• Rows from a dataset of charts and code:
####

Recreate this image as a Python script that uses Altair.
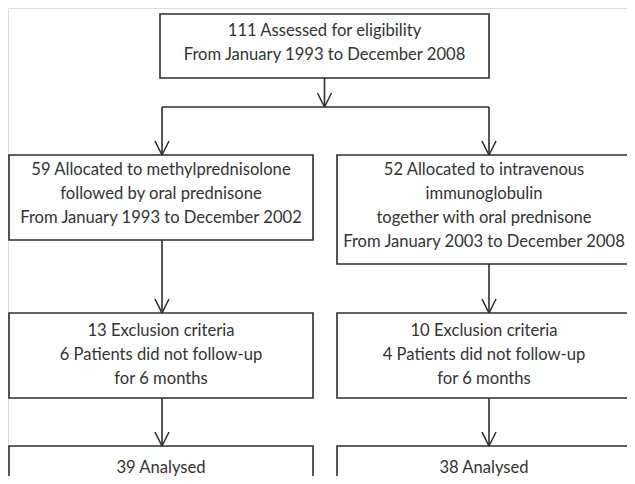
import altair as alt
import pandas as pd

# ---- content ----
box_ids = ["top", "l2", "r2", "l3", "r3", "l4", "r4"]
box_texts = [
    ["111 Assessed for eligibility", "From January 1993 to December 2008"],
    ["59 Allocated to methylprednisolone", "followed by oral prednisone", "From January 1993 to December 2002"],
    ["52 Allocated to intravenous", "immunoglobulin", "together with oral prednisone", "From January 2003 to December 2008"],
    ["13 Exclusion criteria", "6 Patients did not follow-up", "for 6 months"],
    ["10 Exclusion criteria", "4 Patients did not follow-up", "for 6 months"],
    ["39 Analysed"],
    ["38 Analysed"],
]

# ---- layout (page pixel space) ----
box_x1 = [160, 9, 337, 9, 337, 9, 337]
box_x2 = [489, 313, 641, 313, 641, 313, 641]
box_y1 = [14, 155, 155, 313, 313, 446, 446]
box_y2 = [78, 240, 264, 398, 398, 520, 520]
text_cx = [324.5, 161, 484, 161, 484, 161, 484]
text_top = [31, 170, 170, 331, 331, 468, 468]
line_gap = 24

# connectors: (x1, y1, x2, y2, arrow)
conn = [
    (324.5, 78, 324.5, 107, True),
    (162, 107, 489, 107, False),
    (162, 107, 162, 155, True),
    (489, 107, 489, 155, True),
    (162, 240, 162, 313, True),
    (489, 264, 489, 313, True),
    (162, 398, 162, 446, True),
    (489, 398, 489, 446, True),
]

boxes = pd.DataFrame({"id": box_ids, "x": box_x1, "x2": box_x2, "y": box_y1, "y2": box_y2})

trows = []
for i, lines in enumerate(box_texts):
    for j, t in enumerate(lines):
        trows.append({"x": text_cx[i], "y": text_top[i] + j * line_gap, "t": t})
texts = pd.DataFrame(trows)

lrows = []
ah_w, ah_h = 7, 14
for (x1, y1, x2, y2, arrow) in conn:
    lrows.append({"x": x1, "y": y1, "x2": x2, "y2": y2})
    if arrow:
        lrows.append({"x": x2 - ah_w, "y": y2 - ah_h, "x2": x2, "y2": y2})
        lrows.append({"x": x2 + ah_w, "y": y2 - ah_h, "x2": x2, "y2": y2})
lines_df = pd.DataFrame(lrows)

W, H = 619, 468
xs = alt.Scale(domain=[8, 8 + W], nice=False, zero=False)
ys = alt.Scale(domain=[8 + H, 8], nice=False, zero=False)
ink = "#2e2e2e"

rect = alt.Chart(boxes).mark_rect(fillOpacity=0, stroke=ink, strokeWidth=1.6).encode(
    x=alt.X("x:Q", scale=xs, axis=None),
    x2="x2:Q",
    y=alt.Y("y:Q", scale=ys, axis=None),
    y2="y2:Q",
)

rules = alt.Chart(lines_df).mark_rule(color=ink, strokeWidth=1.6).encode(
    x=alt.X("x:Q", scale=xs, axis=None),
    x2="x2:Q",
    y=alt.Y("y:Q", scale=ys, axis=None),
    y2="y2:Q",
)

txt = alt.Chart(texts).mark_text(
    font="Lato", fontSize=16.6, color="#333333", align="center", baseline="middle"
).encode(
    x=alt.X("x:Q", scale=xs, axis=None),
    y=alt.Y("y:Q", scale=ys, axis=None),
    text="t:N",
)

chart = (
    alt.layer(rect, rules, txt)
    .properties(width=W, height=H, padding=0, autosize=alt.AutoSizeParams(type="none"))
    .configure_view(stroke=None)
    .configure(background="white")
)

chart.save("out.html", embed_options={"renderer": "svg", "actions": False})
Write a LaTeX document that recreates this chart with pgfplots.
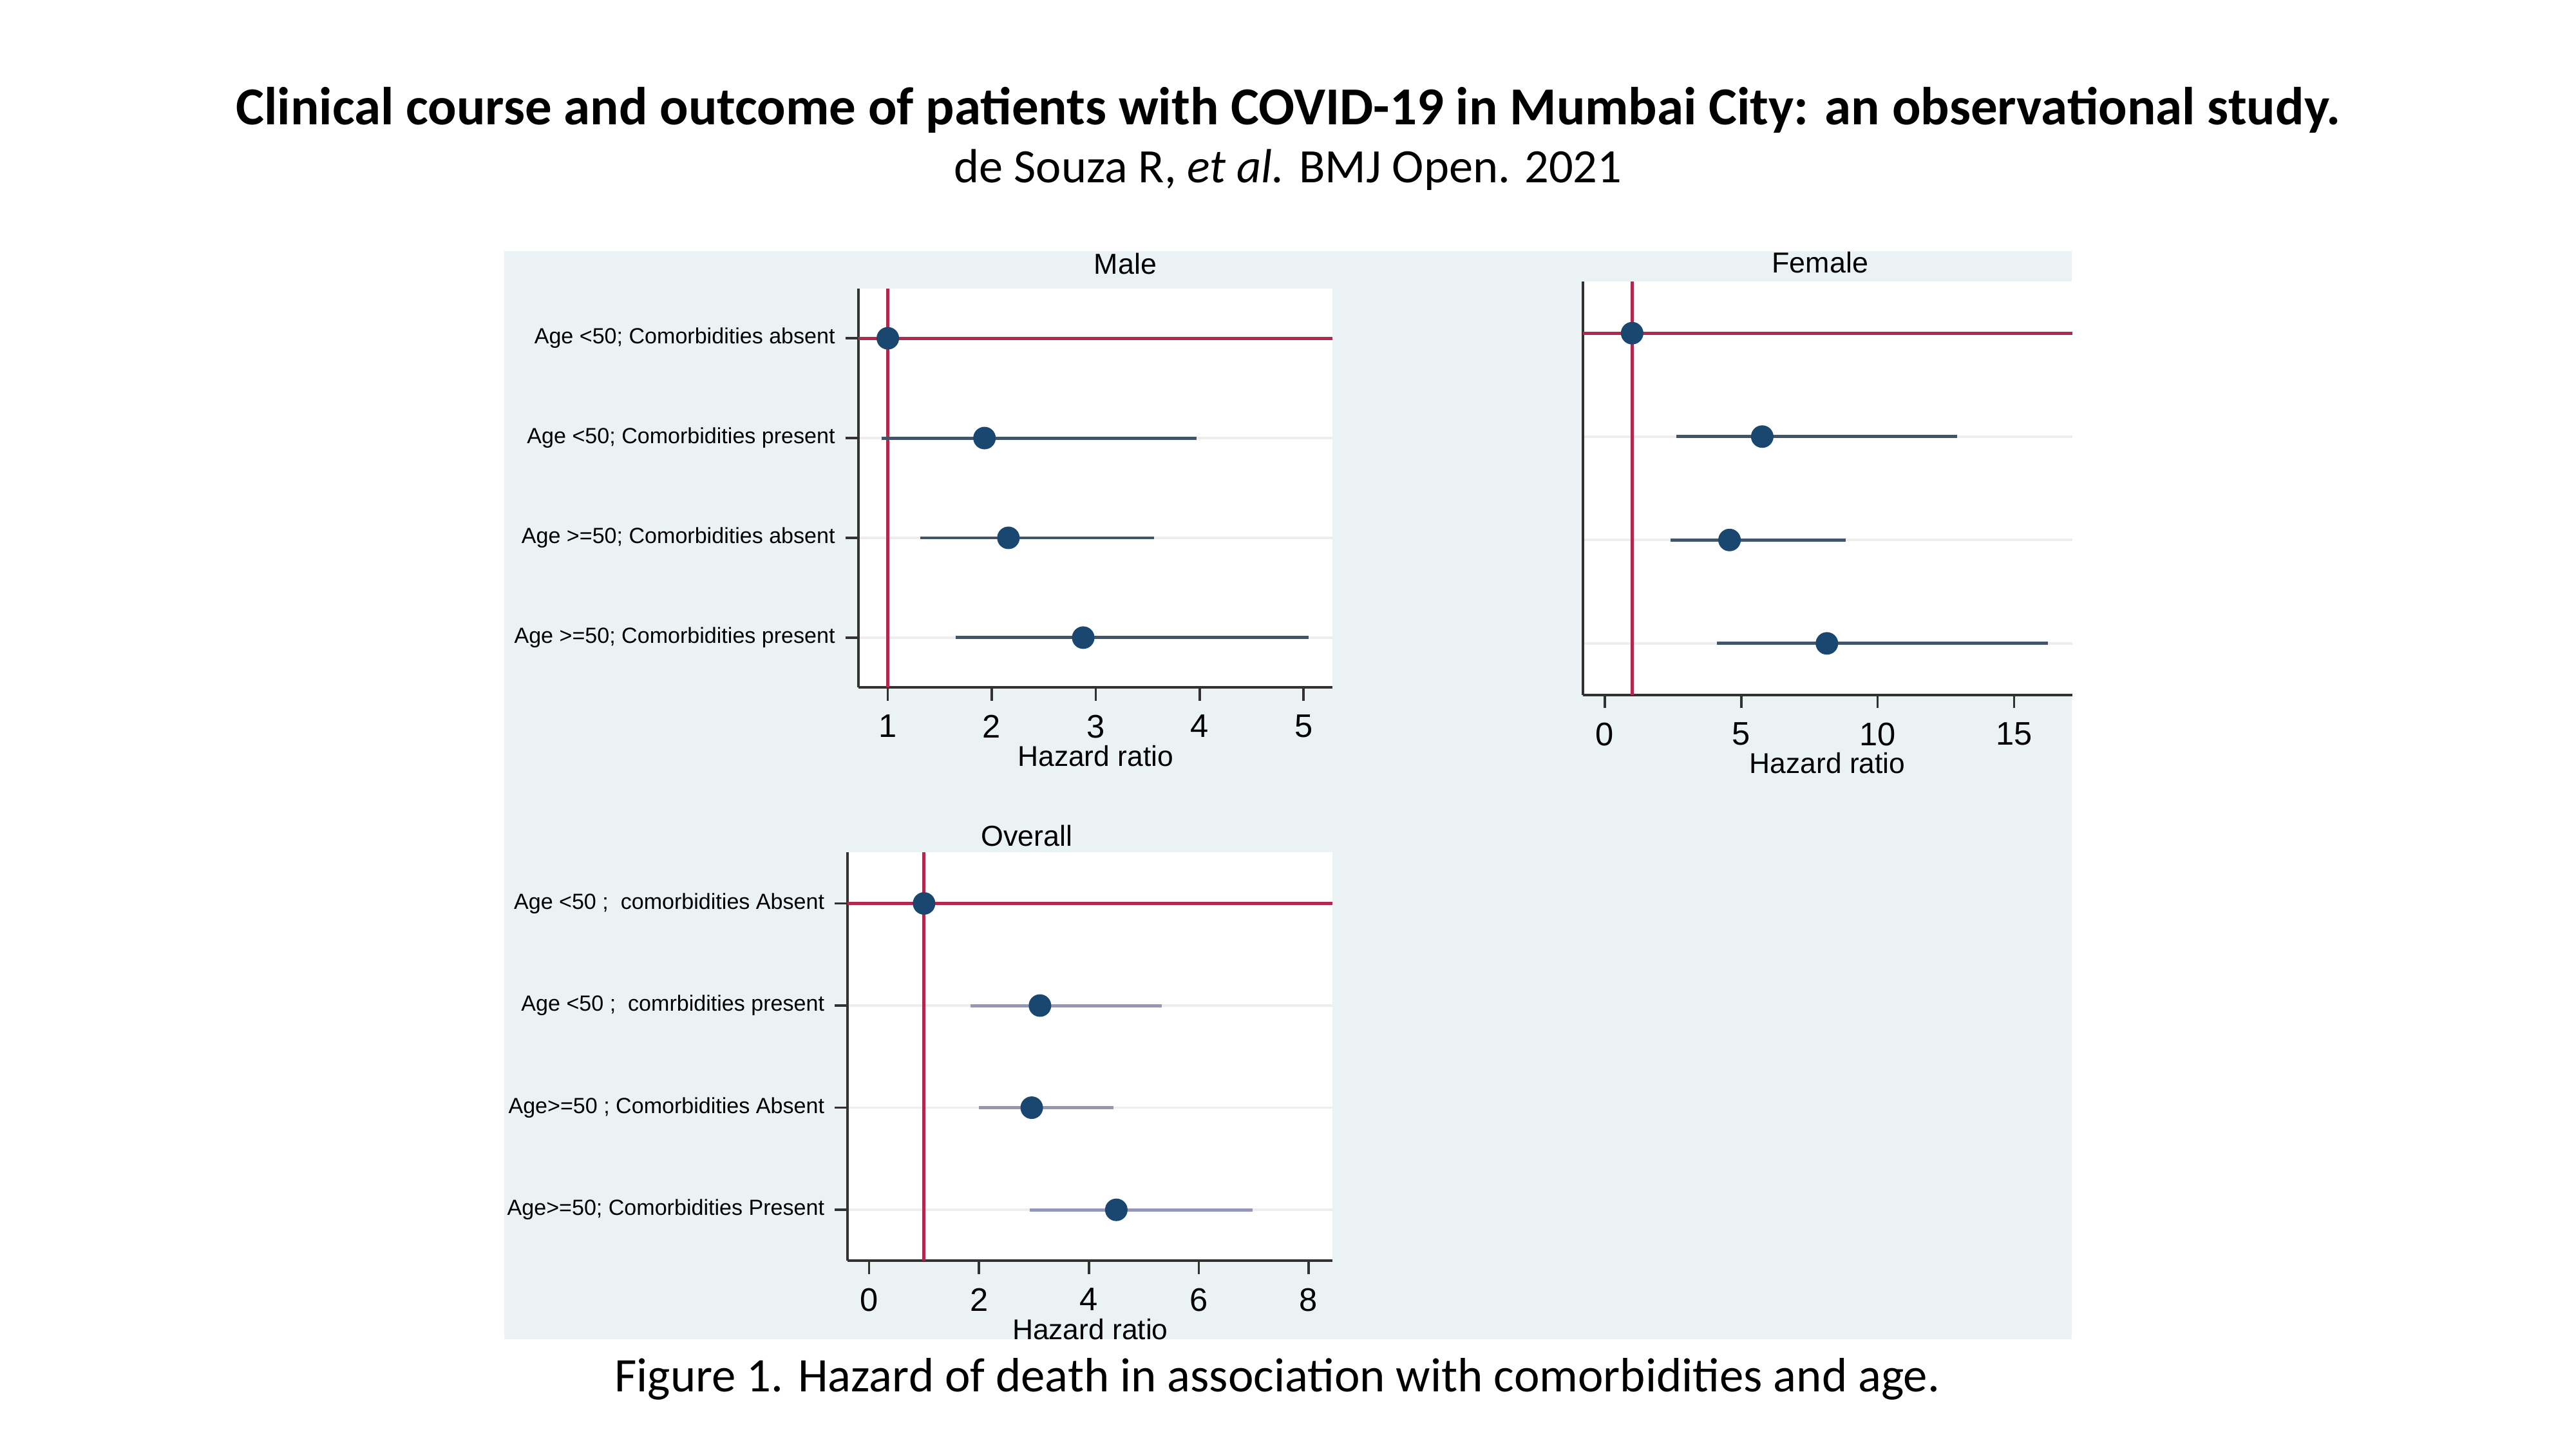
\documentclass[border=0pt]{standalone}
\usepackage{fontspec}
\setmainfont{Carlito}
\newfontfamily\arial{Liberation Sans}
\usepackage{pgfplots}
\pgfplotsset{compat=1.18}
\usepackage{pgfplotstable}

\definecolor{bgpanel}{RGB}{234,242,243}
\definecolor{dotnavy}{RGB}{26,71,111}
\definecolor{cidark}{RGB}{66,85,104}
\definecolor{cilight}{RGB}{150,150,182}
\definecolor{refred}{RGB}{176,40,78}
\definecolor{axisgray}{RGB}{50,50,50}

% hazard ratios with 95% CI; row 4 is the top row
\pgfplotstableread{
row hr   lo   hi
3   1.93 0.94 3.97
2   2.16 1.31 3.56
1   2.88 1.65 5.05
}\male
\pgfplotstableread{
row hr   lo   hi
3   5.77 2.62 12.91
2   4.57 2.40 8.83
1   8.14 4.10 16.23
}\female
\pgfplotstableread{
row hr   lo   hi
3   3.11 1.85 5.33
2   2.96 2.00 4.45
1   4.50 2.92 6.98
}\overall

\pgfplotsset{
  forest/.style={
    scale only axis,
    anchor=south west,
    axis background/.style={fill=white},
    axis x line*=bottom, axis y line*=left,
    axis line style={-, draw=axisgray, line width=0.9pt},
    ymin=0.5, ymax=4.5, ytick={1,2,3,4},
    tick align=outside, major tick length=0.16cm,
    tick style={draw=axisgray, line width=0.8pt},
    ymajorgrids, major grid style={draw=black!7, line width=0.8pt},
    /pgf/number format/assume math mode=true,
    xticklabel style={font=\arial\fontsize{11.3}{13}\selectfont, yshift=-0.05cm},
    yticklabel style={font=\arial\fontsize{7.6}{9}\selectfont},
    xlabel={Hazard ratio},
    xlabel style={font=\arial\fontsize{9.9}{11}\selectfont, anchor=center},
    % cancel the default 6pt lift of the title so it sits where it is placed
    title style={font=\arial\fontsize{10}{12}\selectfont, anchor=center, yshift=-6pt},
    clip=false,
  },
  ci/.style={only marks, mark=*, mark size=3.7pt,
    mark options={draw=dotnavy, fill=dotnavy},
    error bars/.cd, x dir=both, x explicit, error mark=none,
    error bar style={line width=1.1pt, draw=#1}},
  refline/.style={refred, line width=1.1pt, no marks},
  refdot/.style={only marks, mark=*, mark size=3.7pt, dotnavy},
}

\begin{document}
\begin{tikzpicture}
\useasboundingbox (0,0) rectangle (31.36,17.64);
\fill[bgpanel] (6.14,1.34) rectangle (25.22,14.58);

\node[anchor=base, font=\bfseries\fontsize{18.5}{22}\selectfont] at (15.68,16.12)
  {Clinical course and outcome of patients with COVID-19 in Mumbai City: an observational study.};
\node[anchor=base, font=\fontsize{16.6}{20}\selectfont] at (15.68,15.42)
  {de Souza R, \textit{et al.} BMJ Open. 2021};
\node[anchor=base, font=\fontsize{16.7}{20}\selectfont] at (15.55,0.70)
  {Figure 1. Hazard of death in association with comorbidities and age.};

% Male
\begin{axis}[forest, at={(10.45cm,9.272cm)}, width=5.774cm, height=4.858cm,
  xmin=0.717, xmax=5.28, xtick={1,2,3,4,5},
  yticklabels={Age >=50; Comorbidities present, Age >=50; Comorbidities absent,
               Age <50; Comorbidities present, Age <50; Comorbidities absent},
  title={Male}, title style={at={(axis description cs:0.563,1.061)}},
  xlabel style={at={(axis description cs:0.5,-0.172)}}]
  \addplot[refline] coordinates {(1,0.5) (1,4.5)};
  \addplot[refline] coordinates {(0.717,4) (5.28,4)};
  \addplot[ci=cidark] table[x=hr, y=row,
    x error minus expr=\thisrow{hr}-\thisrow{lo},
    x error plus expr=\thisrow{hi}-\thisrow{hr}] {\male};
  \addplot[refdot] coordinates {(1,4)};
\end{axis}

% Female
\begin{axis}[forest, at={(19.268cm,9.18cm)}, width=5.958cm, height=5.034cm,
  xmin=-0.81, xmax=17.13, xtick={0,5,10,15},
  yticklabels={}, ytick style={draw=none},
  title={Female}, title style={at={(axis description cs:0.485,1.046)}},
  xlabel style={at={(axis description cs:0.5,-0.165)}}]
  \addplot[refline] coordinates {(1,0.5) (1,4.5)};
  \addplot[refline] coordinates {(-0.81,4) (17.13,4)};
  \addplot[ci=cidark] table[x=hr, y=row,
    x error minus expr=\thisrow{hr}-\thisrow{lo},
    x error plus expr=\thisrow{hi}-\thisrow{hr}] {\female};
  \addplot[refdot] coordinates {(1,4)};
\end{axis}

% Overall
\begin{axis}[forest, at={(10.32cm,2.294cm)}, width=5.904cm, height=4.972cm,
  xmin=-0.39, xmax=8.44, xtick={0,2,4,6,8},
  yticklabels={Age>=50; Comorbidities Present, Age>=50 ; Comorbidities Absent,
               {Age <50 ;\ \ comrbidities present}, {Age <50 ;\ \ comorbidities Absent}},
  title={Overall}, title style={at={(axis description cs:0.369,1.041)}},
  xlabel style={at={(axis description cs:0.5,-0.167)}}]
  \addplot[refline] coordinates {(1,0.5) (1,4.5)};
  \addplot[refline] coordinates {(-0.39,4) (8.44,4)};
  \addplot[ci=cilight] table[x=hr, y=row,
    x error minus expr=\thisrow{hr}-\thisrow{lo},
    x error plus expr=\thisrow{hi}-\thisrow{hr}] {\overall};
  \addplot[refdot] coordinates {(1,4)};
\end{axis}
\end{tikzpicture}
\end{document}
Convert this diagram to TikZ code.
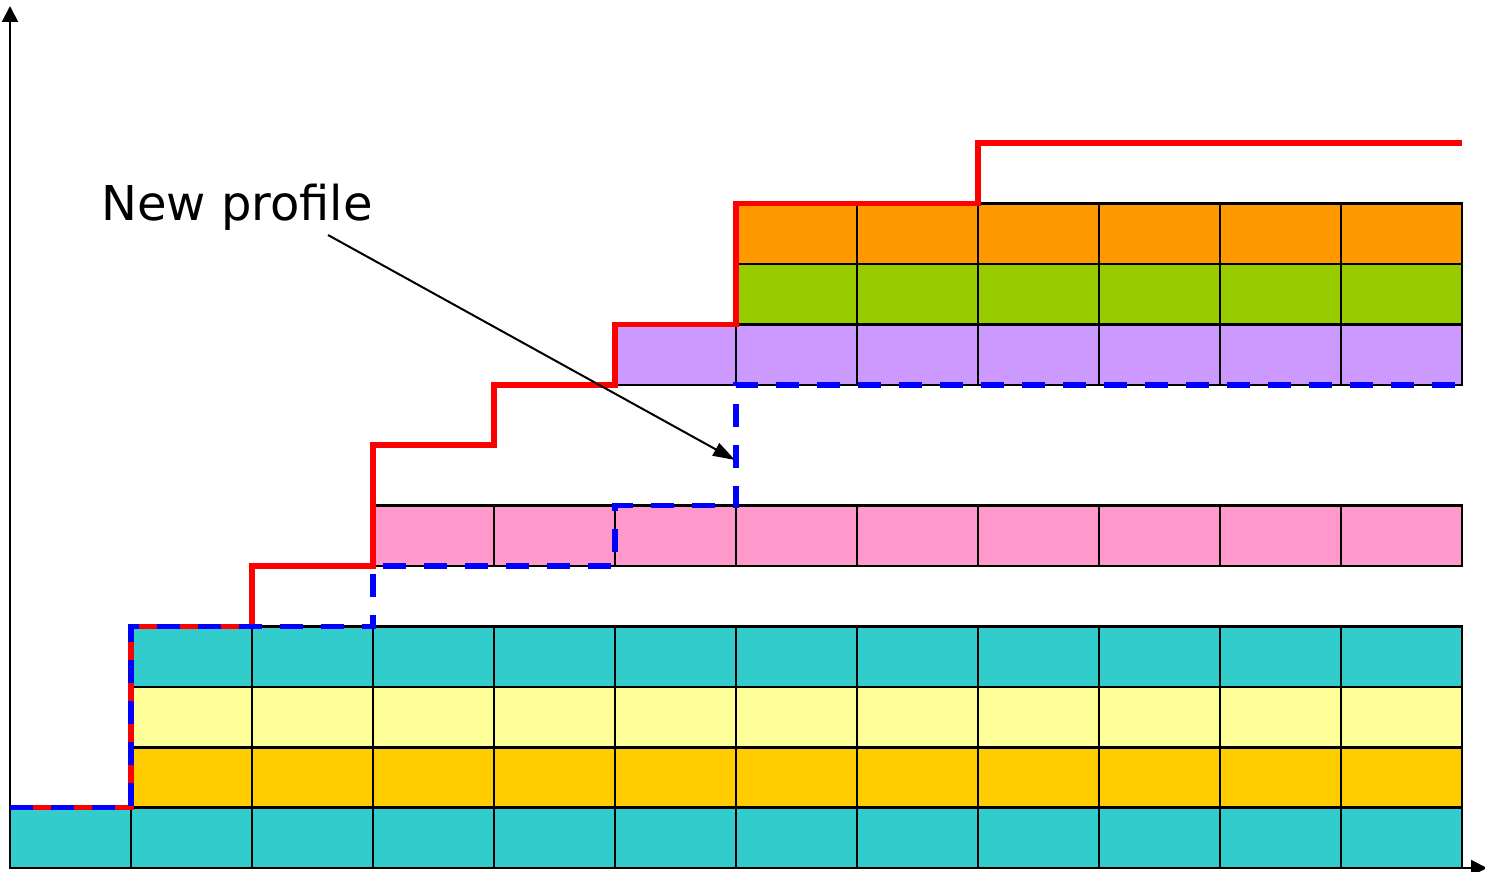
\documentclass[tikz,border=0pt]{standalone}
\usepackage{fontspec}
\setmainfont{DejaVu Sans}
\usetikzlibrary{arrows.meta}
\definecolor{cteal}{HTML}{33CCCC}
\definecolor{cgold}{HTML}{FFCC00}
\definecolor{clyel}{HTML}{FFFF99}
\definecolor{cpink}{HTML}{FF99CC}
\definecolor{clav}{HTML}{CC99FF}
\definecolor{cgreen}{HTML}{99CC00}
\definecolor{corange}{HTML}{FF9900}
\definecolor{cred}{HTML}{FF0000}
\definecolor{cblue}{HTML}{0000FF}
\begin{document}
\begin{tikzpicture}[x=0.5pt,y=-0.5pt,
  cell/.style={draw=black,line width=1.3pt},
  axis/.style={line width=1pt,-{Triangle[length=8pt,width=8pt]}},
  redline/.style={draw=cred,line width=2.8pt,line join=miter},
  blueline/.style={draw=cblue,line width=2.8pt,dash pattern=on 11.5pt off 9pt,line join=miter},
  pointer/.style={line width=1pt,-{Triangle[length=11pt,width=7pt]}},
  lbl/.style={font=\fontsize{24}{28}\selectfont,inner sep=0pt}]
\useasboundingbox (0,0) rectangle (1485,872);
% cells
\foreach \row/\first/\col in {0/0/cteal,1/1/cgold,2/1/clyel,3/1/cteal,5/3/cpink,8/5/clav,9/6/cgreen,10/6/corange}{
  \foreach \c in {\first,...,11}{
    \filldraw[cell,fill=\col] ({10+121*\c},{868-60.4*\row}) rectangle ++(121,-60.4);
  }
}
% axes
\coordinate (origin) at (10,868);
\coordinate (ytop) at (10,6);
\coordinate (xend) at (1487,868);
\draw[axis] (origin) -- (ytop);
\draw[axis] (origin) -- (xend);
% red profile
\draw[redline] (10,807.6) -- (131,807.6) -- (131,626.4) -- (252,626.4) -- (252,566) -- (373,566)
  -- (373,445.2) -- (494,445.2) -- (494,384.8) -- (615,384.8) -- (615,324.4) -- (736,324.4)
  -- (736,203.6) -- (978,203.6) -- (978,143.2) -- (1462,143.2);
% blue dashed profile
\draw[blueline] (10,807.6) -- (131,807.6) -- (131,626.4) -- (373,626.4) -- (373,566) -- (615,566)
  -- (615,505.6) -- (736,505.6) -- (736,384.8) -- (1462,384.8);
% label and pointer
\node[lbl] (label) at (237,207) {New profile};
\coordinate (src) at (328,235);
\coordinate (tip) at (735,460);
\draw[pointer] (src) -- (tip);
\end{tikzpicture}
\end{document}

####

• Problem statement: Locate the word "that" in the entries, and copy every line where it is found.

• Solved problem:
Recreate this image as a Python script that uses Altair.
Write a LaTeX document that recreates this chart with pgfplots.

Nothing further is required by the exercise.